The U.S. Department of Justice is preparing to release from federal prisons up to 6,000 people whose nonviolent drug sentences were recently reduced, as part of what advocates say is the country’s ongoing march towards justice within its “failed” War on Drugs.
According to the Washington Post, which broke the news on Tuesday afternoon, the event marks the largest ever one-time release from the federal prison system.
“The inmates from federal prisons nationwide will be set free by the department’s Bureau of Prisons between Oct. 30 and Nov. 2,” the Post reported. “Most of them will go to halfway houses and home confinement before being put on supervised release.”
The move follows a decision last year by the U.S. Sentencing Commission, a body within the judicial branch that sets federal sentencing policies, to apply new sentencing guidelines to people who are currently serving time for select nonviolent drug offenses.
Eligible sentences are seeing an average reduction of two years, according to one Justice Department official, who also noted that in many cases the inmates who will be released “have served decades.”

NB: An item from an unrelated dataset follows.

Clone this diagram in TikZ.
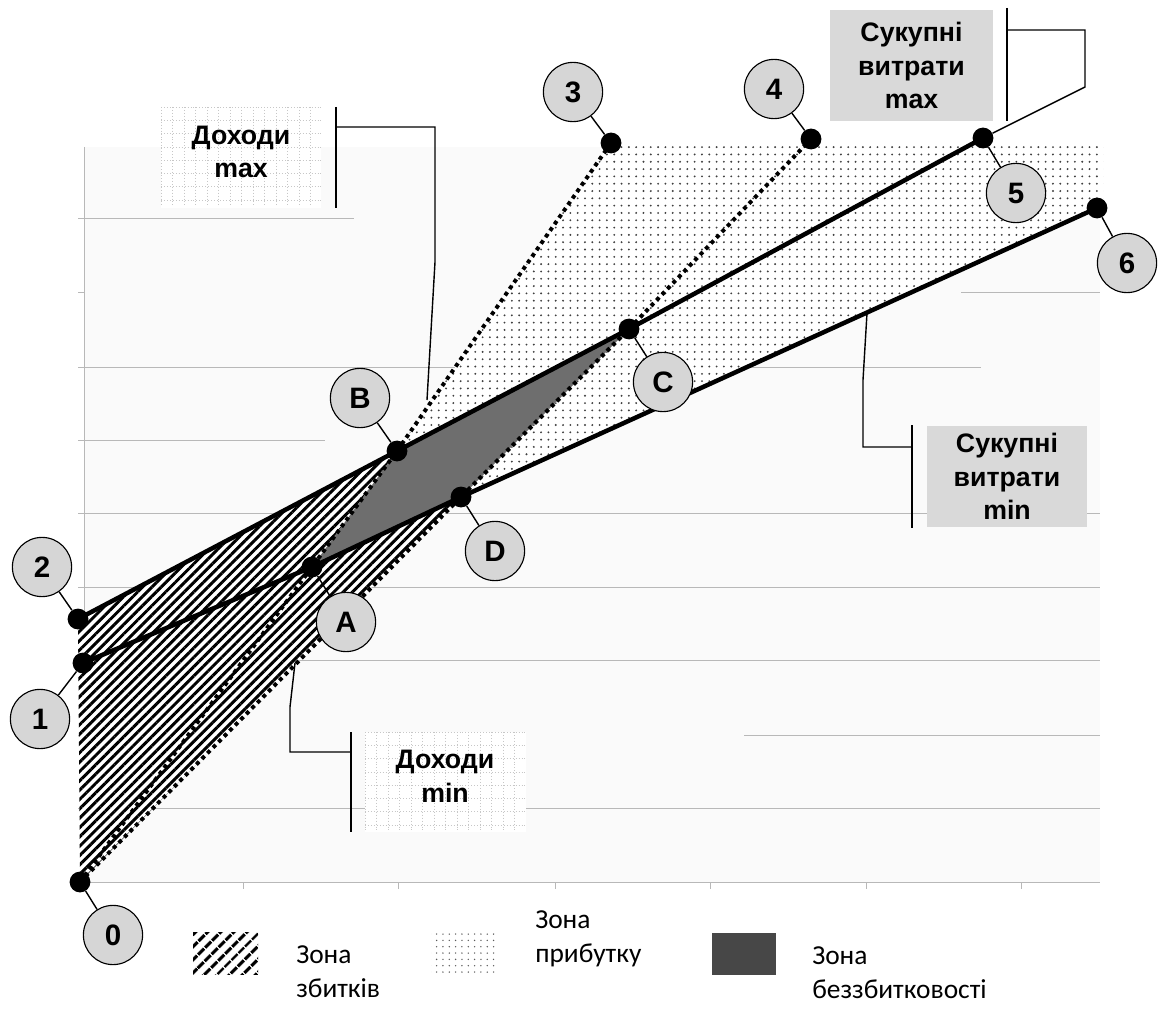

“Even with the Sentencing Commission’s reductions, drug offenders will have served substantial prison sentences,” Deputy Attorney General Sally Yates said Tuesday.
Anthony Papa, manager of media relations at the Drug Policy Alliance, who spent 12 years behind bars on a mandatory minimum drug sentence, said that it warms his heart to hear that 6,000 people will be coming home. He added that “the drug war has devastated families and communities and it is time for the healing to begin.”
In a statement, Jesselyn McCurdy, senior legislative counsel with the American Civil Liberties Union, agreed that “far too many people have lost years of their lives to draconian sentencing laws born of the failed drug war,” adding that the organization is “overjoyed that some of the people so wronged will get their freedom back.”